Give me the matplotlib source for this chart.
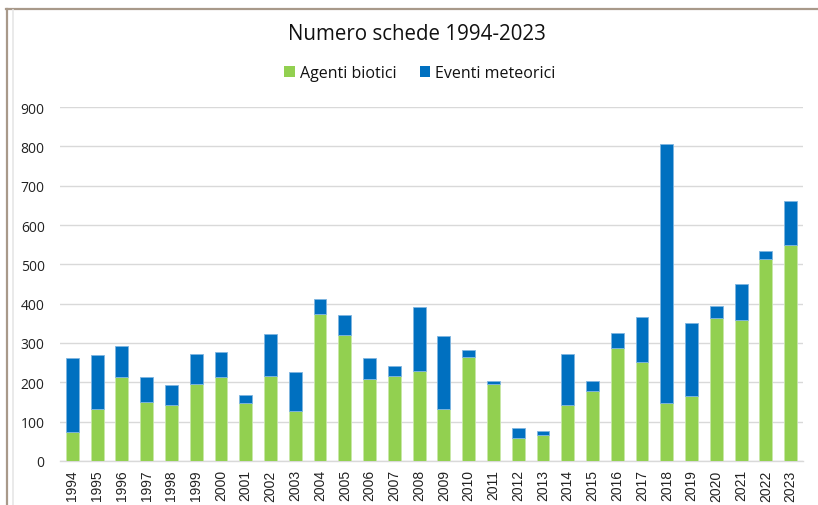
import matplotlib
matplotlib.use("Agg")
import matplotlib.pyplot as plt
from matplotlib.lines import Line2D
from matplotlib.patches import Patch
import numpy as np

years = [str(y) for y in range(1994, 2024)]
agenti_biotici = [74, 133, 213, 151, 142, 195, 213, 147, 216, 128,
                  373, 321, 209, 217, 230, 132, 265, 195, 58, 66,
                  142, 179, 288, 251, 148, 166, 363, 359, 514, 548]
totale = [263, 270, 293, 213, 192, 271, 278, 168, 324, 227,
          412, 370, 263, 241, 391, 317, 283, 203, 84, 77,
          271, 203, 325, 367, 806, 350, 394, 450, 533, 662]
eventi_meteorici = [t - a for t, a in zip(totale, agenti_biotici)]

green = "#92d050"
blue = "#0070c0"

fig = plt.figure(figsize=(8.18, 5.06), dpi=100)
ax = fig.add_axes([60/818, 1-462/506, (803-60)/818, (462-108)/506])

x = np.arange(len(years))
ax.bar(x, agenti_biotici, width=0.52, color=green, edgecolor="#c8e8a8", linewidth=0.6, zorder=3)
ax.bar(x, eventi_meteorici, bottom=agenti_biotici, width=0.52, color=blue,
       edgecolor="#7fb5e0", linewidth=0.6, zorder=3)

ax.set_xlim(-0.5, len(years) - 0.5)
ax.set_ylim(0, 900)
ax.set_yticks(range(0, 901, 100))
ax.yaxis.grid(True, color="#d9d9d9", linewidth=1.0, zorder=0)
ax.set_axisbelow(True)
for s in ["top", "right", "left"]:
    ax.spines[s].set_visible(False)
ax.spines["bottom"].set_color("#d9d9d9")
ax.spines["bottom"].set_linewidth(1.0)
ax.tick_params(axis="both", length=0)
ax.set_xticks(x)
ax.set_xticklabels(years, rotation=90, fontsize=10, family="Liberation Sans", color="#222222")
ax.tick_params(axis="x", pad=6)
ax.tick_params(axis="y", pad=11)
for lab in ax.get_yticklabels():
    lab.set_fontsize(10)
    lab.set_family("Open Sans")
    lab.set_color("#222222")

fig.text(417/818, 1-35/506, "Numero schede 1994-2023", ha="center", va="center",
         fontsize=14.8, family="Open Sans", color="#111111")

handles = [Patch(facecolor=green, edgecolor="none"), Patch(facecolor=blue, edgecolor="none")]
leg = fig.legend(handles, ["Agenti biotici", "Eventi meteorici"], loc="center",
                 bbox_to_anchor=(420/818, 1-74/506), ncol=2, frameon=False,
                 prop={"family": "Open Sans", "size": 11.5},
                 handlelength=0.65, handleheight=0.65, handletextpad=0.3, columnspacing=1.5)
for t in leg.get_texts():
    t.set_color("#111111")

# outer frame lines
fig.add_artist(Line2D([6/818, 1], [1-9.5/506, 1-9.5/506], color="#a8998a", linewidth=1.6))
fig.add_artist(Line2D([7/818, 7/818], [0, 1-9.5/506], color="#a8998a", linewidth=1.6))
fig.add_artist(Line2D([12.5/818, 12.5/818], [0, 1-11/506], color="#e6e6e6", linewidth=1.2))

fig.savefig("out.png", dpi=100)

**Exercise objective:** Scan the material above. Copy each line that holds the word "matplotlib".

**The completed task:**
Give me the matplotlib source for this chart.
import matplotlib
matplotlib.use("Agg")
import matplotlib.pyplot as plt
from matplotlib.lines import Line2D
from matplotlib.patches import Patch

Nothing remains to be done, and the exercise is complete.